▶ **Problem statement**
Without including the pictures, copy out every line below.

▶ **Given data**

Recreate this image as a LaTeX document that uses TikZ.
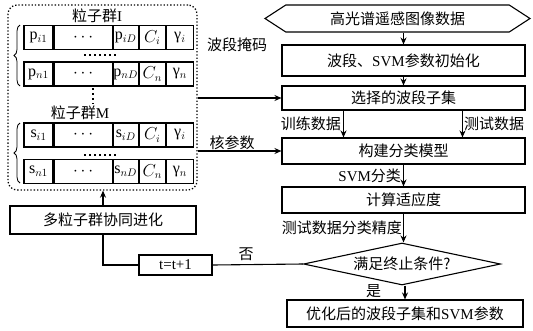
\documentclass[tikz,border=0pt]{standalone}
\usepackage{fontspec}
\usepackage{tikz}
\usetikzlibrary{shapes.geometric, shapes.symbols, arrows.meta, positioning, decorations.pathreplacing}
\setmainfont{Liberation Serif}
\newfontfamily\cjk{Noto Sans CJK SC}
\newcommand{\zh}[1]{{\cjk #1}}
\tikzset{
    process/.style  ={rectangle, minimum width=243pt, minimum height=26pt, inner sep=0pt, text centered, draw=black, line width=1.1pt},
    datasig/.style  ={signal, signal to=west and east, signal pointer angle=66, minimum width=265pt, minimum height=27pt, inner sep=0pt, draw=black, line width=1.1pt},
    decision/.style ={diamond, aspect=4.7, minimum width=197pt, minimum height=42pt, inner sep=0pt, text centered, draw=black, line width=1.1pt},
    cell/.style     ={rectangle, minimum height=24pt, inner sep=0pt, draw=black, line width=1.1pt, font=\fontsize{16}{18}\selectfont},
    group/.style    ={rectangle, rounded corners=9pt, draw=black, dotted, line width=1.3pt},
    flowarrow/.style={-{Stealth[length=7pt,width=6pt]}, line width=1.1pt},
    plainline/.style={line width=1.1pt},
    dotrow/.style   ={line width=1.8pt, dash pattern=on 1.6pt off 3.4pt},
}
\begin{document}
\begin{tikzpicture}[x=1pt, y=-1pt, font=\fontsize{15}{17}\selectfont]
                \useasboundingbox[fill=white] (0,0) rectangle (533,330);
                % right column
                \node[datasig] (d) at (397.5,18.5) {\zh{高光谱遥感图像数据}};
                \node[process, minimum height=31pt] (i) at (403.5,60.5) {\zh{波段、}SVM\zh{参数初始化}};
                \node[process, minimum height=24pt] (s) at (403.5,98) {\zh{选择的波段子集}};
                \node[process] (m) at (403.5,151) {\zh{构建分类模型}};
                \node[process] (f) at (403.5,200) {\zh{计算适应度}};
                \node[decision] (c) at (402,264) {\zh{满足终止条件?}};
                \node[process, minimum width=236pt, minimum height=27pt] (o) at (405,313.5) {\zh{优化后的波段子集和}SVM\zh{参数}};
                % left column
                \node[group, minimum width=189pt, minimum height=185pt] (g) at (102.5,97.5) {};
                \node[inner sep=0pt] (g1) at (97,15.5) {\zh{粒子群}I};
                \node[inner sep=0pt] (g2) at (80,113) {\zh{粒子群}M};
                \foreach \r/\y/\v/\k in {1/37.5/p/i, 2/74/p/n, 3/135/s/i, 4/171.5/s/n} {
                    \node[cell, minimum width=29pt] (c\r a) at (38.5,\y) {$\mathrm{\v}_{\k 1}$};
                    \node[cell, minimum width=58pt, right=0pt of c\r a] (c\r b) {$\cdots$};
                    \node[cell, minimum width=25pt, right=0pt of c\r b] (c\r c) {$\mathrm{\v}_{\k D}$};
                    \node[cell, minimum width=26pt, right=0pt of c\r c] (c\r d) {$C_{\k}$};
                    \node[cell, minimum width=27pt, right=0pt of c\r d] (c\r e) {γ$_{\k}$};
                }
                \draw[dotrow] (84,55) -- (117,55);
                \draw[dotrow] (84,155) -- (117,155);
                \draw[dotrow] (93,88) -- (93,104);
                \draw[decorate, decoration={brace, amplitude=6pt}, line width=0.8pt] (20,86) -- (20,25);
                \draw[decorate, decoration={brace, amplitude=6pt}, line width=0.8pt] (20,183) -- (20,123);
                \node[process, minimum width=186pt, minimum height=28pt] (e) at (103,220) {\zh{多粒子群协同进化}};
                \node[process, minimum width=73pt, minimum height=20pt] (t) at (175.5,265) {t=t+1};
                % labels
                \node (l1) at (237,45) {\zh{波段掩码}};
                \node (l2) at (232,143) {\zh{核参数}};
                % arrows
                \draw[flowarrow] (i.north |- d.south) -- (i.north);
                \draw[flowarrow] (i) -- (s);
                \draw[flowarrow] ([xshift=-60pt]s.south) -- node[left, inner sep=2pt]{\zh{训练数据}} ([xshift=-60pt]m.north);
                \draw[flowarrow] ([xshift=59pt]s.south) -- node[right, inner sep=1pt]{\zh{测试数据}} ([xshift=59pt]m.north);
                \draw[flowarrow] (m) -- node[left, inner sep=2pt]{SVM\zh{分类}} (f);
                \draw[flowarrow] (f.south) -- node[left, inner sep=1pt]{\zh{测试数据分类精度}} (f.south |- c.north);
                \draw[flowarrow] (c.south -| o.north) -- node[left, pos=0.4, xshift=-20pt]{\zh{是}} (o.north);
                \draw[plainline] (c.west) -- node[above, pos=0.63]{\zh{否}} (t.east);
                \draw[plainline] (t.west) -| (e.south);
                \draw[flowarrow] (e.north) -- (e.north |- g.south);
                \draw[flowarrow] (g.east |- s.west) -- (s.west);
                \draw[flowarrow] (g.east |- m.west) -- (m.west);
            \end{tikzpicture}
\end{document}
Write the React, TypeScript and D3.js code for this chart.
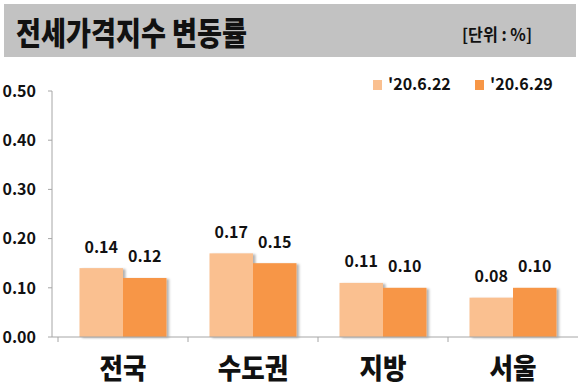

▶ **Result of this task**
Recreate this image as a LaTeX document that uses TikZ.
\documentclass[tikz,border=0pt]{standalone}
\usepackage{fontspec}
\usepackage{tikz}
\usetikzlibrary{shapes.geometric, shapes.symbols, arrows.meta, positioning, decorations.pathreplacing}
\setmainfont{Liberation Serif}
\newfontfamily\cjk{Noto Sans CJK SC}
\newcommand{\zh}[1]{{\cjk #1}}
\tikzset{
    process/.style  ={rectangle, minimum width=243pt, minimum height=26pt, inner sep=0pt, text centered, draw=black, line width=1.1pt},
    datasig/.style  ={signal, signal to=west and east, signal pointer angle=66, minimum width=265pt, minimum height=27pt, inner sep=0pt, draw=black, line width=1.1pt},
    decision/.style ={diamond, aspect=4.7, minimum width=197pt, minimum height=42pt, inner sep=0pt, text centered, draw=black, line width=1.1pt},
    cell/.style     ={rectangle, minimum height=24pt, inner sep=0pt, draw=black, line width=1.1pt, font=\fontsize{16}{18}\selectfont},
    group/.style    ={rectangle, rounded corners=9pt, draw=black, dotted, line width=1.3pt},
    flowarrow/.style={-{Stealth[length=7pt,width=6pt]}, line width=1.1pt},
    plainline/.style={line width=1.1pt},
    dotrow/.style   ={line width=1.8pt, dash pattern=on 1.6pt off 3.4pt},
}
\begin{document}
\begin{tikzpicture}[x=1pt, y=-1pt, font=\fontsize{15}{17}\selectfont]
                \useasboundingbox[fill=white] (0,0) rectangle (533,330);
                % right column
                \node[datasig] (d) at (397.5,18.5) {\zh{高光谱遥感图像数据}};
                \node[process, minimum height=31pt] (i) at (403.5,60.5) {\zh{波段、}SVM\zh{参数初始化}};
                \node[process, minimum height=24pt] (s) at (403.5,98) {\zh{选择的波段子集}};
                \node[process] (m) at (403.5,151) {\zh{构建分类模型}};
                \node[process] (f) at (403.5,200) {\zh{计算适应度}};
                \node[decision] (c) at (402,264) {\zh{满足终止条件?}};
                \node[process, minimum width=236pt, minimum height=27pt] (o) at (405,313.5) {\zh{优化后的波段子集和}SVM\zh{参数}};
                % left column
                \node[group, minimum width=189pt, minimum height=185pt] (g) at (102.5,97.5) {};
                \node[inner sep=0pt] (g1) at (97,15.5) {\zh{粒子群}I};
                \node[inner sep=0pt] (g2) at (80,113) {\zh{粒子群}M};
                \foreach \r/\y/\v/\k in {1/37.5/p/i, 2/74/p/n, 3/135/s/i, 4/171.5/s/n} {
                    \node[cell, minimum width=29pt] (c\r a) at (38.5,\y) {$\mathrm{\v}_{\k 1}$};
                    \node[cell, minimum width=58pt, right=0pt of c\r a] (c\r b) {$\cdots$};
                    \node[cell, minimum width=25pt, right=0pt of c\r b] (c\r c) {$\mathrm{\v}_{\k D}$};
                    \node[cell, minimum width=26pt, right=0pt of c\r c] (c\r d) {$C_{\k}$};
                    \node[cell, minimum width=27pt, right=0pt of c\r d] (c\r e) {γ$_{\k}$};
                }
                \draw[dotrow] (84,55) -- (117,55);
                \draw[dotrow] (84,155) -- (117,155);
                \draw[dotrow] (93,88) -- (93,104);
                \draw[decorate, decoration={brace, amplitude=6pt}, line width=0.8pt] (20,86) -- (20,25);
                \draw[decorate, decoration={brace, amplitude=6pt}, line width=0.8pt] (20,183) -- (20,123);
                \node[process, minimum width=186pt, minimum height=28pt] (e) at (103,220) {\zh{多粒子群协同进化}};
                \node[process, minimum width=73pt, minimum height=20pt] (t) at (175.5,265) {t=t+1};
                % labels
                \node (l1) at (237,45) {\zh{波段掩码}};
                \node (l2) at (232,143) {\zh{核参数}};
                % arrows
                \draw[flowarrow] (i.north |- d.south) -- (i.north);
                \draw[flowarrow] (i) -- (s);
                \draw[flowarrow] ([xshift=-60pt]s.south) -- node[left, inner sep=2pt]{\zh{训练数据}} ([xshift=-60pt]m.north);
                \draw[flowarrow] ([xshift=59pt]s.south) -- node[right, inner sep=1pt]{\zh{测试数据}} ([xshift=59pt]m.north);
                \draw[flowarrow] (m) -- node[left, inner sep=2pt]{SVM\zh{分类}} (f);
                \draw[flowarrow] (f.south) -- node[left, inner sep=1pt]{\zh{测试数据分类精度}} (f.south |- c.north);
                \draw[flowarrow] (c.south -| o.north) -- node[left, pos=0.4, xshift=-20pt]{\zh{是}} (o.north);
                \draw[plainline] (c.west) -- node[above, pos=0.63]{\zh{否}} (t.east);
                \draw[plainline] (t.west) -| (e.south);
                \draw[flowarrow] (e.north) -- (e.north |- g.south);
                \draw[flowarrow] (g.east |- s.west) -- (s.west);
                \draw[flowarrow] (g.east |- m.west) -- (m.west);
            \end{tikzpicture}
\end{document}
Write the React, TypeScript and D3.js code for this chart.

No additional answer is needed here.